When the Game Outgrew Its Original Spaces
By the end of the 2000s, community halls still hosted sessions, yet fewer people planned their evenings around them. Urban social life moved toward spaces allowing flexible timing. Table tennis did not lose relevance, but its traditional settings stopped matching how people spent time. Several factors drove this shift:
- Less predictable schedules: Irregular work hours made fixed club times difficult to commit to.
- Shrinking shared leisure time: People sought activities that fit into existing plans rather than requiring separate attendance.
- Lower tolerance for formal commitment: Casual engagement became more appealing than memberships or structured progression.
- Changing expectations around socialising: Leisure increasingly blended with food and conversation; isolated activity spaces felt disconnected.
- Outdated physical settings: Practical community halls lacked the atmosphere people desired for weekends.
These shifts highlighted a mismatch between context and lifestyle. The game needed a setting that aligned with how people already lived and socialised.
The Rise of Social Table Tennis Clubs
Eventually, table tennis stopped waiting for people to come to it. Instead, it showed up where social life already happened. Cities offered venues built around conversation, not schedules. Bars and pop-ups encouraged spontaneity. If you already meet friends there, why leave to play elsewhere?
Social table tennis clubs did not promote discipline; they leaned into presence and shared experience. This model fits modern urban rhythms because it keeps options open. You can stay social without staying still. Once the game learned how to fit around life, rather than compete with it, a new audience stepped in.

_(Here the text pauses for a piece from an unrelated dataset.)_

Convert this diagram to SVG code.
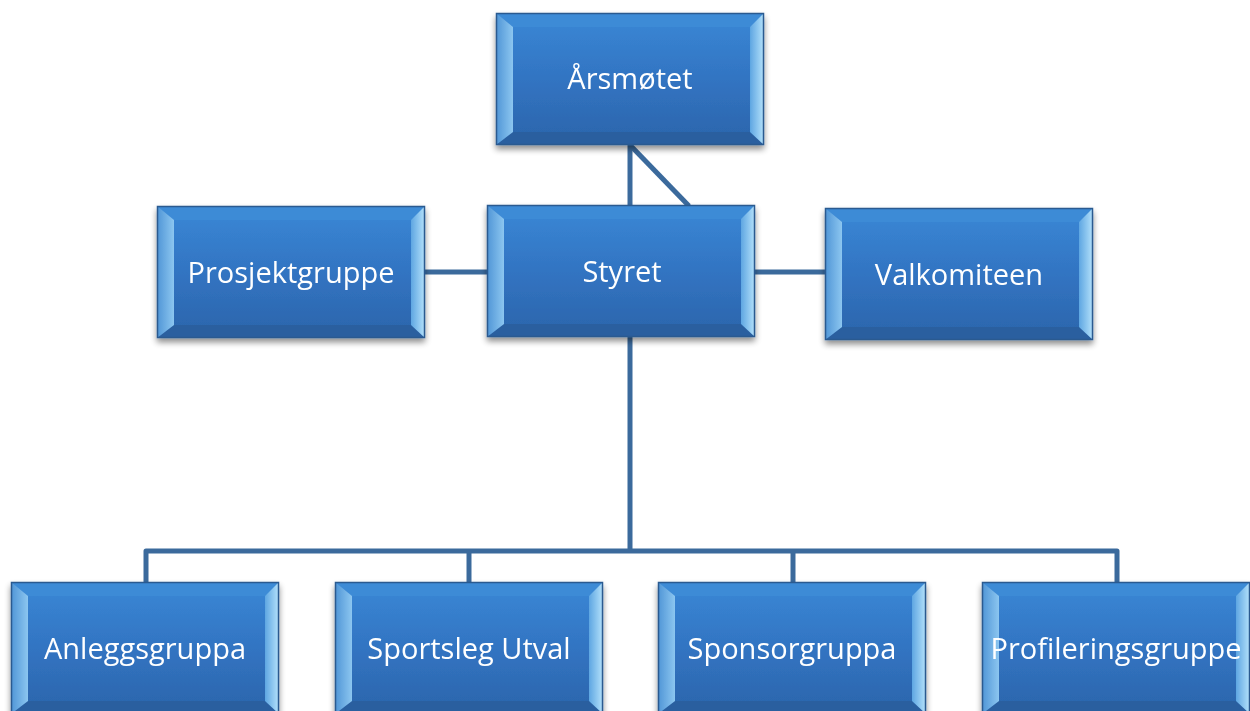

A New Audience Beyond Traditional Sports Fans
You can spot the shift in Britain long before you hear anyone call it a “revival.” In the early 2010s, purpose-built “social ping pong” venues like Bounce launched in London, framing table tennis as part of a night out. Table tennis slid into the rhythm of food, drinks, and conversation, offering a shared activity without demanding commitment.
This newer audience treats the game as a social pastime. However, a clear elite layer remains. If you follow professional table tennis, major events shape that narrative. England hosts the ITTF World Team Table Tennis Championships Finals in London in 2026, bringing top-level play closer to home. Competitive fans also stay plugged in through structures like the British Clubs Leagues.
In Britain today, table tennis no longer needs to choose between seriousness and ease. The professional game continues with structure and rankings, while casual play lives freely alongside it. For many, that balance feels natural.